Billionaire Harold Hamm, whose early adoption of shale drilling in North Dakota helped usher in a US energy renaissance, plans to cut spending by 41% at his company after the plunge in oil prices.
Continental Resources Inc. and other US producers can adjust quickly to the crude collapse and will be able to withstand the downturn better than many producing countries, which face economic “ruin,” Hamm said in an interview.
“The oil and gas industry has lowered the cost of gasoline to consumers in this country,” Hamm, chairman and chief executive officer of Continental, said yesterday.
“It’s been good for America, this increase in supplies that we have here. We don’t want to see it all go for naught.”
Continental (CLR) and rivals including ConocoPhillips and Apache Corp. plan to trim spending and move rigs to more profitable areas while prices remain under pressure.
Crude has fallen by almost 50% since June to a five-year low as demand forecasts fell amid a glut in supply fed in part by the shale revolution.
Saudi Arabia and OPEC allies have declined to cut output to stave off price declines. US prices are expected to average $63 a barrel in 2015, according to the US Energy Information Administration.
US producers have trimmed billions from 2015 spending plans as the price decline eroded potential profits from drilling in shale rock, a technological breakthrough that helped boost production to the highest level in almost 30 years.
Spending at Oklahoma City-based Continental will fall to $2.7 billion and the company will increase production by as much as 20% next year.
That’s a decline from a previous growth forecast of as much as 29%, the company yesterday said in a statement.
“We’re a company that’s not out over its skis with people or commitments,” said Hamm, the chairman and chief executive officer of Continental.
“We’ve been through about half a dozen of these in my lifetime.

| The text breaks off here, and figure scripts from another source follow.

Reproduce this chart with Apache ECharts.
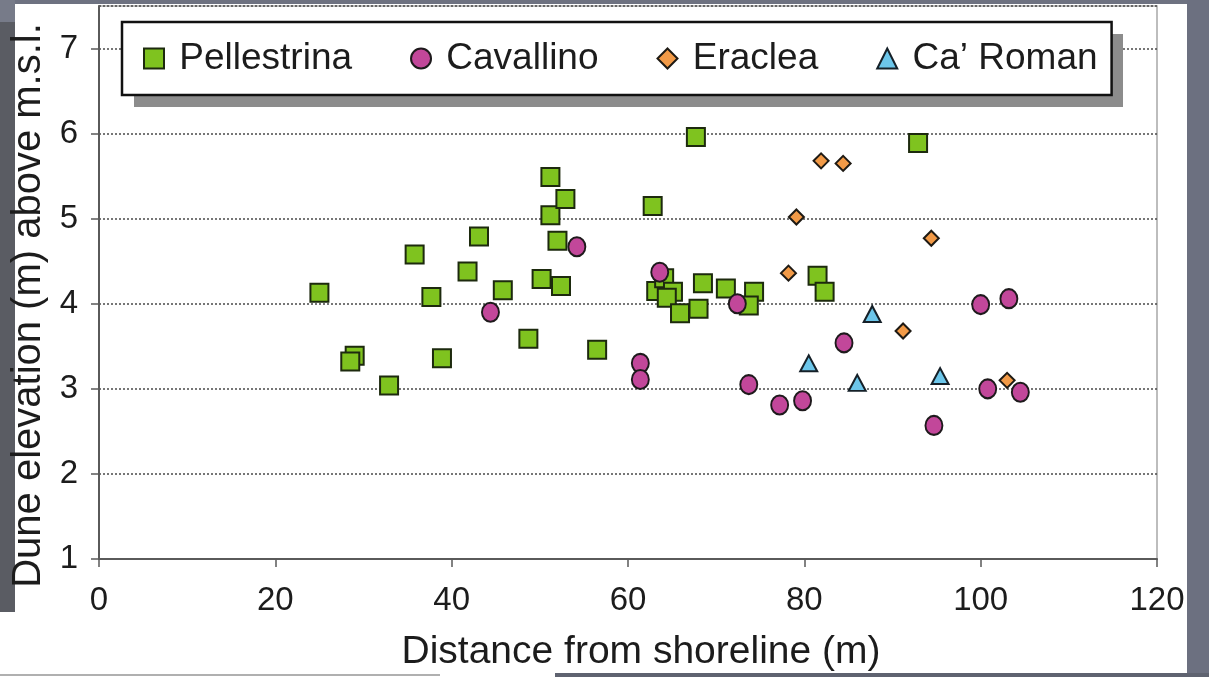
<!DOCTYPE html>
<html>
<head>
<meta charset="utf-8">
<script src="https://cdn.jsdelivr.net/npm/echarts@6/dist/echarts.min.js"></script>
<style>
  html, body { margin: 0; padding: 0; background: #ffffff; }
  #chart { width: 1209px; height: 677px; }
</style>
</head>
<body>
<div id="chart"></div>
<script>
// ---- Data (distance from shoreline m, dune elevation m) ----
const seriesNames = ['Pellestrina', 'Cavallino', 'Eraclea', 'Ca’ Roman'];
const pellestrina = [
  [25.0,4.13],[29.0,3.39],[28.5,3.32],[32.9,3.04],[35.8,4.58],[37.7,4.08],[38.9,3.36],
  [41.8,4.38],[43.1,4.79],[45.8,4.16],[48.7,3.59],[50.2,4.29],[51.2,5.49],[51.2,5.04],
  [52.9,5.23],[52.0,4.74],[52.4,4.21],[56.5,3.46],[62.8,5.15],[67.7,5.96],[92.9,5.89],
  [63.2,4.15],[64.1,4.30],[65.1,4.14],[64.4,4.07],[65.9,3.89],[68.0,3.94],[68.5,4.24],
  [71.1,4.18],[74.3,4.14],[73.7,3.98],[81.5,4.33],[82.3,4.14]
];
const cavallino = [
  [44.4,3.90],[54.2,4.67],[63.6,4.37],[61.4,3.30],[61.4,3.11],[72.4,4.00],[73.7,3.05],
  [77.2,2.81],[79.8,2.86],[84.5,3.54],[94.7,2.57],[100.0,3.99],[103.2,4.06],[100.8,3.00],
  [104.5,2.96]
];
const eraclea = [
  [81.9,5.68],[84.4,5.65],[79.1,5.02],[94.4,4.77],[78.2,4.36],[91.2,3.68],[103.0,3.10]
];
const caRoman = [
  [80.5,3.30],[87.7,3.88],[86.0,3.07],[95.4,3.15]
];
const xTicks = [0, 20, 40, 60, 80, 100, 120];
const yTicks = [1, 2, 3, 4, 5, 6, 7];

const FONT = '"Liberation Sans", Arial, sans-serif';
const TXT = '#1c1c1c';

const chart = echarts.init(document.getElementById('chart'), null, { renderer: 'canvas' });

const option = {
  backgroundColor: '#ffffff',
  animation: false,
  textStyle: { fontFamily: FONT, color: TXT },
  graphic: [
    { type: 'rect', z: -10, silent: true, shape: { x: 0, y: 0, width: 1209, height: 4 }, style: { fill: '#6e7281' } },
    { type: 'rect', z: -10, silent: true, shape: { x: 0, y: 0, width: 15, height: 22 }, style: { fill: '#777b89' } },
    { type: 'rect', z: -10, silent: true, shape: { x: 0, y: 22, width: 15, height: 590 }, style: { fill: '#5a5c63' } },
    { type: 'rect', z: -10, silent: true, shape: { x: 1187, y: 0, width: 22, height: 677 }, style: { fill: '#6c7080' } },
    { type: 'rect', z: -10, silent: true, shape: { x: 555, y: 673, width: 654, height: 4 }, style: { fill: '#5f6370' } },
    { type: 'rect', z: -10, silent: true, shape: { x: 0, y: 674, width: 440, height: 2 }, style: { fill: '#b0b0b0' } },
    // legend drop shadow
    { type: 'rect', z: 3, silent: true, shape: { x: 134, y: 34, width: 989, height: 73 }, style: { fill: '#8c8c8c' } }
  ],
  grid: {
    left: 99, right: 52, top: 6, bottom: 115,
    show: true, borderColor: '#a8a8a8', borderWidth: 1.5, backgroundColor: 'transparent'
  },
  legend: {
    left: 122, top: 22,
    orient: 'horizontal',
    padding: [16, 14, 16, 21],
    itemGap: 58,
    itemWidth: 20, itemHeight: 20,
    backgroundColor: '#ffffff',
    borderColor: '#111111', borderWidth: 2.5,
    z: 4,
    formatter: n => ' ' + n,
    textStyle: { fontFamily: FONT, fontSize: 37, color: TXT, lineHeight: 41 },
    data: seriesNames
  },
  xAxis: {
    type: 'value', min: 0, max: 120, interval: 20,
    name: 'Distance from shoreline (m)',
    nameLocation: 'middle', nameGap: 74,
    nameTextStyle: { fontFamily: FONT, fontSize: 39, color: TXT, padding: [0, 0, 0, 26] },
    axisLine: { show: true, onZero: false, lineStyle: { color: '#5a5a5a', width: 2 } },
    axisTick: { show: true, inside: false, length: 8, lineStyle: { color: '#5a5a5a', width: 1.5 } },
    axisLabel: { fontFamily: FONT, fontSize: 33, color: TXT, margin: 25,
      formatter: v => xTicks.includes(v) ? String(v) : '' },
    splitLine: { show: false }
  },
  yAxis: {
    type: 'value', min: 1, max: 7.5, interval: 1,
    name: 'Dune elevation (m) above m.s.l.',
    nameLocation: 'middle', nameGap: 44, nameRotate: 90,
    nameTextStyle: { fontFamily: FONT, fontSize: 40, color: TXT, padding: [0, 46, 0, 0] },
    axisLine: { show: true, onZero: false, lineStyle: { color: '#5a5a5a', width: 2 } },
    axisTick: { show: true, inside: false, length: 8, lineStyle: { color: '#5a5a5a', width: 1.5 } },
    axisLabel: { fontFamily: FONT, fontSize: 33, color: TXT, margin: 21, showMaxLabel: false,
      formatter: v => yTicks.includes(v) ? String(v) : '' },
    splitLine: { show: true, lineStyle: { color: '#4a4a4a', width: 1.5, type: [2, 2] } }
  },
  series: [
    {
      name: seriesNames[0], type: 'scatter', data: pellestrina,
      symbol: 'rect', symbolSize: 18,
      itemStyle: { color: '#7fc31f', borderColor: '#1d2a0e', borderWidth: 2, opacity: 1 }
    },
    {
      name: seriesNames[1], type: 'scatter', data: cavallino,
      symbol: 'circle', symbolSize: [17, 19],
      itemStyle: { color: '#c2479a', borderColor: '#1e1a1c', borderWidth: 2, opacity: 1 }
    },
    {
      name: seriesNames[2], type: 'scatter', data: eraclea,
      symbol: 'diamond', symbolSize: 15,
      itemStyle: { color: '#f29a47', borderColor: '#1e1a14', borderWidth: 2, opacity: 1 }
    },
    {
      name: seriesNames[3], type: 'scatter', data: caRoman,
      symbol: 'triangle', symbolSize: [17, 16],
      itemStyle: { color: '#6cc6ea', borderColor: '#152028', borderWidth: 2, opacity: 1 }
    }
  ]
};

chart.setOption(option);
</script>
</body>
</html>
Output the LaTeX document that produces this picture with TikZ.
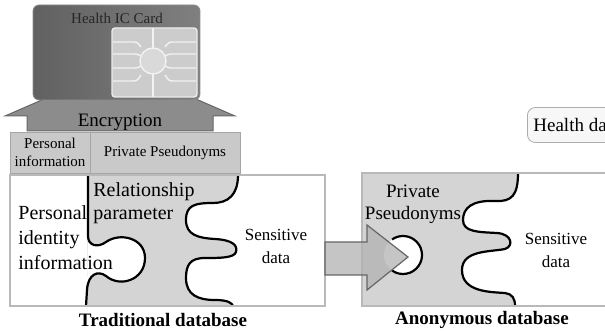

We can do it.”
The cut comes six weeks after Hamm said he liquidated the company’s oil hedges because the price slump was going to be a temporary.
Continental will average about 31 rigs in 2015, down from 50, and will drill an estimated 188 wells in the Bakken formation and about 81 wells in the south central Oklahoma formation.
In the Bakken, about 70% of rigs aren’t profitable with oil prices at $60 a barrel, according to a note to investors today from ITG Investment Research.
In the past two years, producers have needed an average of $57 a barrel while drilling in south central Oklahoma to make a 10% profit, according to ITG.
Hamm’s wealth, which is tied closely to the shares of Oklahoma City-based Continental, has fallen by $5.7 billion this year, according to the Bloomberg Billionaires Index.
Prices will recover quickly and many US shale drillers will fare better than producing countries such as Russia and Venezuela, Hamm said.
Reducing spending is important for producers who don’t want to extract too much of their oil and gas reserves while prices are low, he said.